Skip all pictures, then copy the lines from the start of the data through the line with "y2024 = [146, 158, 171, 122, 121, 136, 118, 133, 158]", keeping both ends.

++++ Stored data ++++

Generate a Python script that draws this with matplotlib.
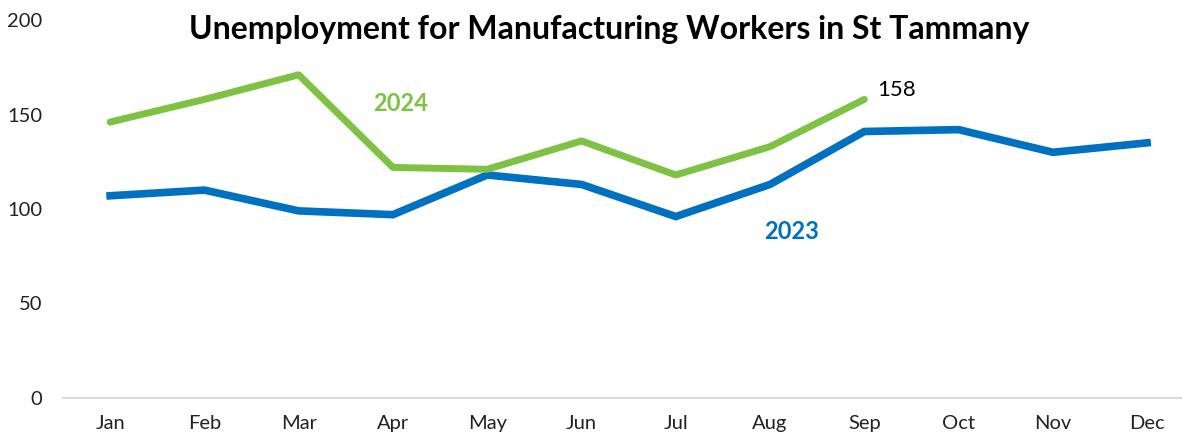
import matplotlib.pyplot as plt

months = ['Jan', 'Feb', 'Mar', 'Apr', 'May', 'Jun', 'Jul', 'Aug', 'Sep', 'Oct', 'Nov', 'Dec']
y2023 = [107, 110, 99, 97, 118, 113, 96, 113, 141, 142, 130, 135]
y2024 = [146, 158, 171, 122, 121, 136, 118, 133, 158]

blue = '#0070C0'
green = '#7DC242'

plt.rcParams['font.family'] = ['Lato', 'DejaVu Sans']

fig = plt.figure(figsize=(11.82, 4.38), dpi=100)
ax = fig.add_axes([63 / 1182, 40 / 438, 1 - 63 / 1182, 378 / 438])

ax.plot(range(len(y2023)), y2023, color=blue, lw=5.5, solid_joinstyle='miter', clip_on=False)
ax.plot(range(len(y2024)), y2024, color=green, lw=5, solid_capstyle='round', clip_on=False)

ax.text(3.08, 156, '2024', color=green, fontsize=17, fontweight='bold', ha='center', va='center')
ax.text(7.23, 88, '2023', color=blue, fontsize=17, fontweight='bold', ha='center', va='center')
ax.text(8.14, y2024[-1] + 5, str(y2024[-1]), color='black', fontsize=16, ha='left', va='center')

ax.set_xlim(-0.5, 11.37)
ax.set_ylim(0, 200)
ax.set_xticks(range(12))
ax.set_xticklabels(months)
ax.set_yticks([0, 50, 100, 150, 200])
ax.tick_params(axis='both', length=0, labelsize=14.5, colors='#222222')
ax.tick_params(axis='y', pad=15)
ax.tick_params(axis='x', pad=12)
for s in ['top', 'right', 'left']:
    ax.spines[s].set_visible(False)
ax.spines['bottom'].set_color('#d9d9d9')
ax.spines['bottom'].set_linewidth(1.5)

fig.text(609 / 1182, 1 - 30 / 438, 'Unemployment for Manufacturing Workers in St Tammany',
         fontsize=23, fontweight='bold', ha='center', va='center')

fig.savefig('out.png', dpi=100)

++++

Written reply:
Generate a Python script that draws this with matplotlib.
import matplotlib.pyplot as plt

months = ['Jan', 'Feb', 'Mar', 'Apr', 'May', 'Jun', 'Jul', 'Aug', 'Sep', 'Oct', 'Nov', 'Dec']
y2023 = [107, 110, 99, 97, 118, 113, 96, 113, 141, 142, 130, 135]
y2024 = [146, 158, 171, 122, 121, 136, 118, 133, 158]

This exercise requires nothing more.